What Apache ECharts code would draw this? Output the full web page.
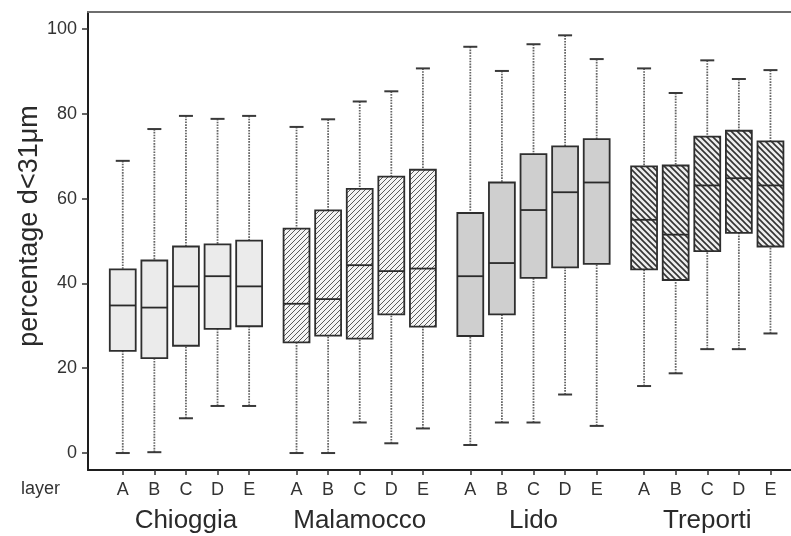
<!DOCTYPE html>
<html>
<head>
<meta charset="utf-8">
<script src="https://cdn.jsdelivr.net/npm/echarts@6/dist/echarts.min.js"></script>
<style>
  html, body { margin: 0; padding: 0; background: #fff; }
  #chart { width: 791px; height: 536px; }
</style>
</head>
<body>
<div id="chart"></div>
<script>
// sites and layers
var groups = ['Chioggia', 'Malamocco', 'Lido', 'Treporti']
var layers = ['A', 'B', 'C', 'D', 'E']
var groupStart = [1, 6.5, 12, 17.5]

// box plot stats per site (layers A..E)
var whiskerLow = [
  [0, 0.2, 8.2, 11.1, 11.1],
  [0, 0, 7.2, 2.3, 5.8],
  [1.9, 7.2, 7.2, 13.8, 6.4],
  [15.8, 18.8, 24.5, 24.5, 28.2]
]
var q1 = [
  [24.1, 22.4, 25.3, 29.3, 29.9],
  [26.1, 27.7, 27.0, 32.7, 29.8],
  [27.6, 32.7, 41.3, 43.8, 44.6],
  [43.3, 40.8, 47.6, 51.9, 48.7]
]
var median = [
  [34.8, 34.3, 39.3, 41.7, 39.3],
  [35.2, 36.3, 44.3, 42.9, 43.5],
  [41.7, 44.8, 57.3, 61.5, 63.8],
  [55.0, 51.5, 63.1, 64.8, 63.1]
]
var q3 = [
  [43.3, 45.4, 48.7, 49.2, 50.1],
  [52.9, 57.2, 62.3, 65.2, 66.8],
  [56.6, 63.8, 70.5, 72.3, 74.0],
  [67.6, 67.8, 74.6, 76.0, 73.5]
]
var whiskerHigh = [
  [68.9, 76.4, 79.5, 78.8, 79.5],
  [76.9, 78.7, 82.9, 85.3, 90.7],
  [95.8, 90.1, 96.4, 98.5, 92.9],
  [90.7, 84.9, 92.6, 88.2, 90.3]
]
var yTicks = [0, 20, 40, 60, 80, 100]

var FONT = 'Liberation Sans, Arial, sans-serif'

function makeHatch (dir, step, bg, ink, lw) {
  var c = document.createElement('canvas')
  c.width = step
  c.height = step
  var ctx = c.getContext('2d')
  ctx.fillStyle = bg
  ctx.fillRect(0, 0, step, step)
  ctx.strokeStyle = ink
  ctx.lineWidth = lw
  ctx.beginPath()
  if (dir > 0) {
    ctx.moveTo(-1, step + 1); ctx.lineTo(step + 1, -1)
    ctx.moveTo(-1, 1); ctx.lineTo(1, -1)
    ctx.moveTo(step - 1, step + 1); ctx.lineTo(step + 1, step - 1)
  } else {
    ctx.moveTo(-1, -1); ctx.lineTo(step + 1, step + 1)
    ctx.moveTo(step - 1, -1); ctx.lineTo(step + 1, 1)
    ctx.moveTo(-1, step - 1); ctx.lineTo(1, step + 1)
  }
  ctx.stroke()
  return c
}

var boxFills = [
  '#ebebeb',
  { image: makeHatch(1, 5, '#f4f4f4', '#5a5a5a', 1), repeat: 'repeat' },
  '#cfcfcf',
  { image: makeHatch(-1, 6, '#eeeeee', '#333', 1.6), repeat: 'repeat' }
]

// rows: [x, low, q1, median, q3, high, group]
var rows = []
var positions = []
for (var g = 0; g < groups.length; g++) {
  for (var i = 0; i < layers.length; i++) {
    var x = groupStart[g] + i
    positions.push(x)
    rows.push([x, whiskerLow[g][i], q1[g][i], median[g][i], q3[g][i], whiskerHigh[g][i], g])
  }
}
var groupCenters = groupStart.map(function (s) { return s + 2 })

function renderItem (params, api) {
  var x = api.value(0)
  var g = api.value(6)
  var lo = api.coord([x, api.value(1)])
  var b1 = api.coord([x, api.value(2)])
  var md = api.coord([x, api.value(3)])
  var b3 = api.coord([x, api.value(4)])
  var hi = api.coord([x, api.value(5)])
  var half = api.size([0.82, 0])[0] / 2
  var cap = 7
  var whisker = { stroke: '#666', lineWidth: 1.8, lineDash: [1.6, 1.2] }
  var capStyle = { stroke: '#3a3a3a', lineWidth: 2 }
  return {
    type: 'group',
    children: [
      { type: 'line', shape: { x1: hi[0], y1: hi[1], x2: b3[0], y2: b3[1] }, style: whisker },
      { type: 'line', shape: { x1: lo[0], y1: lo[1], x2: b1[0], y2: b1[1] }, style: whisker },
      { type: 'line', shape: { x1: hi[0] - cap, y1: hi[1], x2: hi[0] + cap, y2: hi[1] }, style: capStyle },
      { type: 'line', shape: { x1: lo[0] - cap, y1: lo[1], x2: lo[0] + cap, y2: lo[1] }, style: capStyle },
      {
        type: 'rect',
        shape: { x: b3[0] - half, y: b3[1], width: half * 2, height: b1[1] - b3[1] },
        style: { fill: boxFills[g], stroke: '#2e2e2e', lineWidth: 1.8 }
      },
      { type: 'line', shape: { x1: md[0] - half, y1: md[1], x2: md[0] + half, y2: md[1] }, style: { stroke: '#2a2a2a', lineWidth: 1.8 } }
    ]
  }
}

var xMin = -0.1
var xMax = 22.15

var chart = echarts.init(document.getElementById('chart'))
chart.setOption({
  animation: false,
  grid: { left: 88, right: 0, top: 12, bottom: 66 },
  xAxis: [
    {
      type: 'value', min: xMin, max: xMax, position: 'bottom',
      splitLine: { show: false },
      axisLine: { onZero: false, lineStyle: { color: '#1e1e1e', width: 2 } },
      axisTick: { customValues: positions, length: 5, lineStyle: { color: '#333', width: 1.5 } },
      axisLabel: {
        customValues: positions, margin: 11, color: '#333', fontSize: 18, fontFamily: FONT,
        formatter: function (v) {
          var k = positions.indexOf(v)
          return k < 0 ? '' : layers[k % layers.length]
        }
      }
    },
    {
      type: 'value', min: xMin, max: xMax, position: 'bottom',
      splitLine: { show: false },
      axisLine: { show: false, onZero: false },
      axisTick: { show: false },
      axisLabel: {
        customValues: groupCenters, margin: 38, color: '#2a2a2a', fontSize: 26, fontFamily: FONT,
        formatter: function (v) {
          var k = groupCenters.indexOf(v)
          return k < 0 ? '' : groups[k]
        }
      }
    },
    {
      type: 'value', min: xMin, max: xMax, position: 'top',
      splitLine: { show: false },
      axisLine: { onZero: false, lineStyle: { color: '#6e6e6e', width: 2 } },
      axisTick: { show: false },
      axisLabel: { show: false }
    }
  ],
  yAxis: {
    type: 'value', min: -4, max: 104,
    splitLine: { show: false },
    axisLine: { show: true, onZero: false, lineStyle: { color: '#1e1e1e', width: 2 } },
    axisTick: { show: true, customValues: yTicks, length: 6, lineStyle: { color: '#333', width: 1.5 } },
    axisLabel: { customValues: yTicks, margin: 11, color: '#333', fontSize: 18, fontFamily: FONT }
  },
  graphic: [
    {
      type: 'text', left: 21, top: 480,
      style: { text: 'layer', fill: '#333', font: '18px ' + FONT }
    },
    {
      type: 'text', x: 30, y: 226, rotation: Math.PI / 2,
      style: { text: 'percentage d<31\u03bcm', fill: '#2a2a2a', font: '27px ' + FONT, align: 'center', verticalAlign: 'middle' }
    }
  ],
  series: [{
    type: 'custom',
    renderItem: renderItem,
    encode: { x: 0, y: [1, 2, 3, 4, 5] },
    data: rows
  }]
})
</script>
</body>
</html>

## PROBLEM TO WORK ON
Reproduce every line exactly and omit all pictures.

## OUTPUT BELOW
What Apache ECharts code would draw this? Output the full web page.
<!DOCTYPE html>
<html>
<head>
<meta charset="utf-8">
<script src="https://cdn.jsdelivr.net/npm/echarts@6/dist/echarts.min.js"></script>
<style>
  html, body { margin: 0; padding: 0; background: #fff; }
  #chart { width: 791px; height: 536px; }
</style>
</head>
<body>
<div id="chart"></div>
<script>
// sites and layers
var groups = ['Chioggia', 'Malamocco', 'Lido', 'Treporti']
var layers = ['A', 'B', 'C', 'D', 'E']
var groupStart = [1, 6.5, 12, 17.5]

// box plot stats per site (layers A..E)
var whiskerLow = [
  [0, 0.2, 8.2, 11.1, 11.1],
  [0, 0, 7.2, 2.3, 5.8],
  [1.9, 7.2, 7.2, 13.8, 6.4],
  [15.8, 18.8, 24.5, 24.5, 28.2]
]
var q1 = [
  [24.1, 22.4, 25.3, 29.3, 29.9],
  [26.1, 27.7, 27.0, 32.7, 29.8],
  [27.6, 32.7, 41.3, 43.8, 44.6],
  [43.3, 40.8, 47.6, 51.9, 48.7]
]
var median = [
  [34.8, 34.3, 39.3, 41.7, 39.3],
  [35.2, 36.3, 44.3, 42.9, 43.5],
  [41.7, 44.8, 57.3, 61.5, 63.8],
  [55.0, 51.5, 63.1, 64.8, 63.1]
]
var q3 = [
  [43.3, 45.4, 48.7, 49.2, 50.1],
  [52.9, 57.2, 62.3, 65.2, 66.8],
  [56.6, 63.8, 70.5, 72.3, 74.0],
  [67.6, 67.8, 74.6, 76.0, 73.5]
]
var whiskerHigh = [
  [68.9, 76.4, 79.5, 78.8, 79.5],
  [76.9, 78.7, 82.9, 85.3, 90.7],
  [95.8, 90.1, 96.4, 98.5, 92.9],
  [90.7, 84.9, 92.6, 88.2, 90.3]
]
var yTicks = [0, 20, 40, 60, 80, 100]

var FONT = 'Liberation Sans, Arial, sans-serif'

function makeHatch (dir, step, bg, ink, lw) {
  var c = document.createElement('canvas')
  c.width = step
  c.height = step
  var ctx = c.getContext('2d')
  ctx.fillStyle = bg
  ctx.fillRect(0, 0, step, step)
  ctx.strokeStyle = ink
  ctx.lineWidth = lw
  ctx.beginPath()
  if (dir > 0) {
    ctx.moveTo(-1, step + 1); ctx.lineTo(step + 1, -1)
    ctx.moveTo(-1, 1); ctx.lineTo(1, -1)
    ctx.moveTo(step - 1, step + 1); ctx.lineTo(step + 1, step - 1)
  } else {
    ctx.moveTo(-1, -1); ctx.lineTo(step + 1, step + 1)
    ctx.moveTo(step - 1, -1); ctx.lineTo(step + 1, 1)
    ctx.moveTo(-1, step - 1); ctx.lineTo(1, step + 1)
  }
  ctx.stroke()
  return c
}

var boxFills = [
  '#ebebeb',
  { image: makeHatch(1, 5, '#f4f4f4', '#5a5a5a', 1), repeat: 'repeat' },
  '#cfcfcf',
  { image: makeHatch(-1, 6, '#eeeeee', '#333', 1.6), repeat: 'repeat' }
]

// rows: [x, low, q1, median, q3, high, group]
var rows = []
var positions = []
for (var g = 0; g < groups.length; g++) {
  for (var i = 0; i < layers.length; i++) {
    var x = groupStart[g] + i
    positions.push(x)
    rows.push([x, whiskerLow[g][i], q1[g][i], median[g][i], q3[g][i], whiskerHigh[g][i], g])
  }
}
var groupCenters = groupStart.map(function (s) { return s + 2 })

function renderItem (params, api) {
  var x = api.value(0)
  var g = api.value(6)
  var lo = api.coord([x, api.value(1)])
  var b1 = api.coord([x, api.value(2)])
  var md = api.coord([x, api.value(3)])
  var b3 = api.coord([x, api.value(4)])
  var hi = api.coord([x, api.value(5)])
  var half = api.size([0.82, 0])[0] / 2
  var cap = 7
  var whisker = { stroke: '#666', lineWidth: 1.8, lineDash: [1.6, 1.2] }
  var capStyle = { stroke: '#3a3a3a', lineWidth: 2 }
  return {
    type: 'group',
    children: [
      { type: 'line', shape: { x1: hi[0], y1: hi[1], x2: b3[0], y2: b3[1] }, style: whisker },
      { type: 'line', shape: { x1: lo[0], y1: lo[1], x2: b1[0], y2: b1[1] }, style: whisker },
      { type: 'line', shape: { x1: hi[0] - cap, y1: hi[1], x2: hi[0] + cap, y2: hi[1] }, style: capStyle },
      { type: 'line', shape: { x1: lo[0] - cap, y1: lo[1], x2: lo[0] + cap, y2: lo[1] }, style: capStyle },
      {
        type: 'rect',
        shape: { x: b3[0] - half, y: b3[1], width: half * 2, height: b1[1] - b3[1] },
        style: { fill: boxFills[g], stroke: '#2e2e2e', lineWidth: 1.8 }
      },
      { type: 'line', shape: { x1: md[0] - half, y1: md[1], x2: md[0] + half, y2: md[1] }, style: { stroke: '#2a2a2a', lineWidth: 1.8 } }
    ]
  }
}

var xMin = -0.1
var xMax = 22.15

var chart = echarts.init(document.getElementById('chart'))
chart.setOption({
  animation: false,
  grid: { left: 88, right: 0, top: 12, bottom: 66 },
  xAxis: [
    {
      type: 'value', min: xMin, max: xMax, position: 'bottom',
      splitLine: { show: false },
      axisLine: { onZero: false, lineStyle: { color: '#1e1e1e', width: 2 } },
      axisTick: { customValues: positions, length: 5, lineStyle: { color: '#333', width: 1.5 } },
      axisLabel: {
        customValues: positions, margin: 11, color: '#333', fontSize: 18, fontFamily: FONT,
        formatter: function (v) {
          var k = positions.indexOf(v)
          return k < 0 ? '' : layers[k % layers.length]
        }
      }
    },
    {
      type: 'value', min: xMin, max: xMax, position: 'bottom',
      splitLine: { show: false },
      axisLine: { show: false, onZero: false },
      axisTick: { show: false },
      axisLabel: {
        customValues: groupCenters, margin: 38, color: '#2a2a2a', fontSize: 26, fontFamily: FONT,
        formatter: function (v) {
          var k = groupCenters.indexOf(v)
          return k < 0 ? '' : groups[k]
        }
      }
    },
    {
      type: 'value', min: xMin, max: xMax, position: 'top',
      splitLine: { show: false },
      axisLine: { onZero: false, lineStyle: { color: '#6e6e6e', width: 2 } },
      axisTick: { show: false },
      axisLabel: { show: false }
    }
  ],
  yAxis: {
    type: 'value', min: -4, max: 104,
    splitLine: { show: false },
    axisLine: { show: true, onZero: false, lineStyle: { color: '#1e1e1e', width: 2 } },
    axisTick: { show: true, customValues: yTicks, length: 6, lineStyle: { color: '#333', width: 1.5 } },
    axisLabel: { customValues: yTicks, margin: 11, color: '#333', fontSize: 18, fontFamily: FONT }
  },
  graphic: [
    {
      type: 'text', left: 21, top: 480,
      style: { text: 'layer', fill: '#333', font: '18px ' + FONT }
    },
    {
      type: 'text', x: 30, y: 226, rotation: Math.PI / 2,
      style: { text: 'percentage d<31\u03bcm', fill: '#2a2a2a', font: '27px ' + FONT, align: 'center', verticalAlign: 'middle' }
    }
  ],
  series: [{
    type: 'custom',
    renderItem: renderItem,
    encode: { x: 0, y: [1, 2, 3, 4, 5] },
    data: rows
  }]
})
</script>
</body>
</html>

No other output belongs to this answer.